None of the obvious suspects such as tapping into emissions from power lines or broadcast radio waves turned out to be responsible. Trees generate electricity from an imbalance in acidity between a tree and the soil. As the MIT announcement last week noted, this is the same simple process that generates electricity from a potato or lemon at high school science fairs.

Dr. Zhang explains that, while tree power is weak, it can supply a "trickle charge" that "just like a dripping faucet, can fill a bucket over time." Thus trees can be a reliable power source to recharge batteries in embedded sensors.

The US Forest Service uses a sparse network of automated weather stations to monitor forest conditions and help in predicting fire dangers. A wider, denser network of tree-powered sensors that didn't need periodic battery replacement would be a major improvement. These sensors would relay data to the nearest weather station, which, in turn, would send them to the central processing center. Four instrumented trees per acre should do the job. An experimental 10-acre plot will begin testing such a system next spring.

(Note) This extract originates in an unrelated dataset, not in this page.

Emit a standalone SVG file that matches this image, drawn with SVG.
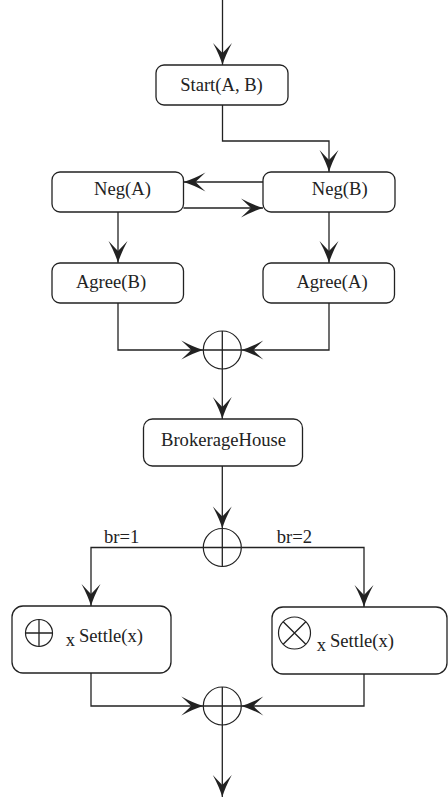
<svg xmlns="http://www.w3.org/2000/svg" width="448" height="801" viewBox="0 0 448 801">
<style>
.box{fill:#fff;stroke:#222;stroke-width:1.3}
.ln{fill:none;stroke:#222;stroke-width:1.3}
.t{font-family:"Liberation Serif","Times New Roman",serif;font-size:18.6px;fill:#222}
.m{text-anchor:middle}
.gw{fill:#fff;stroke:#222;stroke-width:1.2}
</style>
<defs>
<marker id="ah" markerUnits="userSpaceOnUse" markerWidth="30" markerHeight="30" refX="0" refY="0" orient="auto" overflow="visible">
<path d="M0,0 Q-10,-3 -22,-9.5 Q-14,-2 -12,0 Q-14,2 -22,9.5 Q-10,3 0,0 Z" fill="#222"/>
</marker>
</defs>
<rect width="448" height="801" fill="#fff"/>
<g id="connectors">
<path class="ln" d="M222.5,0 V65" marker-end="url(#ah)"/>
<path class="ln" d="M222.5,105 V141 H329 V172" marker-end="url(#ah)"/>
<path class="ln" d="M263,182 H183.5" marker-end="url(#ah)"/>
<path class="ln" d="M183.5,208 H263" marker-end="url(#ah)"/>
<path class="ln" d="M118,212 V263" marker-end="url(#ah)"/>
<path class="ln" d="M329,212 V263" marker-end="url(#ah)"/>
<path class="ln" d="M118,303 V350 H203.3" marker-end="url(#ah)"/>
<path class="ln" d="M329,303 V350 H241.3" marker-end="url(#ah)"/>
<path class="ln" d="M222.3,369 V419" marker-end="url(#ah)"/>
<path class="ln" d="M222.3,466 V528.5" marker-end="url(#ah)"/>
<path class="ln" d="M203.3,547.5 H91 V606" marker-end="url(#ah)"/>
<path class="ln" d="M241.3,547.5 H364 V607" marker-end="url(#ah)"/>
<path class="ln" d="M91,673 V706 H203.3" marker-end="url(#ah)"/>
<path class="ln" d="M364,674 V706 H241.3" marker-end="url(#ah)"/>
<path class="ln" d="M222.3,725 V797" marker-end="url(#ah)"/>
<text class="t" x="104" y="542.7">br=1</text>
<text class="t" x="276.7" y="542.7">br=2</text>
</g>
<g id="start">
<rect class="box" x="156" y="65" width="132" height="40" rx="8"/>
<text class="t m" x="221.5" y="91">Start(A, B)</text>
</g>
<g id="negA">
<rect class="box" x="52" y="172" width="131.5" height="40" rx="8"/>
<text class="t m" x="122.5" y="195">Neg(A)</text>
</g>
<g id="negB">
<rect class="box" x="263" y="172" width="132" height="40" rx="8"/>
<text class="t m" x="339.7" y="195">Neg(B)</text>
</g>
<g id="agreeB">
<rect class="box" x="52" y="263" width="131.5" height="40" rx="8"/>
<text class="t m" x="111" y="288">Agree(B)</text>
</g>
<g id="agreeA">
<rect class="box" x="263" y="263" width="131.5" height="40" rx="8"/>
<text class="t m" x="332" y="288">Agree(A)</text>
</g>
<g id="join1">
<circle class="gw" cx="222.3" cy="350" r="19"/>
<path class="ln" d="M222.3,331 V369 M203.3,350 H241.3" stroke-width="1.2"/>
</g>
<g id="brokerage">
<rect class="box" x="143.5" y="419" width="159" height="47" rx="9"/>
<text class="t m" x="223.5" y="446">BrokerageHouse</text>
</g>
<g id="split">
<circle class="gw" cx="222.3" cy="547.5" r="19"/>
<path class="ln" d="M222.3,528.5 V566.5 M203.3,547.5 H241.3" stroke-width="1.2"/>
</g>
<g id="settle1">
<rect class="box" x="12" y="606" width="159" height="67" rx="11"/>
<circle class="gw" cx="39" cy="633" r="13.5"/>
<path class="ln" d="M39,619.5 V646.5 M25.5,633 H52.5" stroke-width="1.2"/>
<text class="t" x="65.7" y="646">x</text>
<text class="t" x="79" y="642">Settle(x)</text>
</g>
<g id="settle2">
<rect class="box" x="272" y="607" width="175" height="67" rx="11"/>
<circle class="gw" cx="294.5" cy="633" r="16"/>
<path class="ln" d="M283.2,621.7 L305.8,644.3 M305.8,621.7 L283.2,644.3" stroke-width="1.2"/>
<text class="t" x="316.7" y="651">x</text>
<text class="t" x="330" y="647">Settle(x)</text>
</g>
<g id="join2">
<circle class="gw" cx="222.3" cy="706" r="19"/>
<path class="ln" d="M222.3,687 V725 M203.3,706 H241.3" stroke-width="1.2"/>
</g>
</svg>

The MIT group won't be asking the trees' opinion of that test. But James Crutchfield with the University of California at Davis and David Dunn, who heads the Art and Science Laboratory in Santa Fe, N.M., are listening to trees in their research into the effect of climate change on forest infestations. They described their ongoing work two years ago on the Santa Fe Institute website. The journal Leonardo will carry an updated version.

The two found that trees stressed by drought emit sounds pitched too high for human hearing. The researchers suspect that bark beetles detect these sounds and thus locate weakened trees to attack. The beetles also emit ultrasounds with which they communicate among themselves. This, too, may attract more beetles to a tree under attack. Dr. Crutchfield is quoted in Science News as warning that these hypothesizes now need to be thoroughly tested. If true, it may be possible to use ultrasound to divert and confuse the beetles and thus protect vulnerable trees.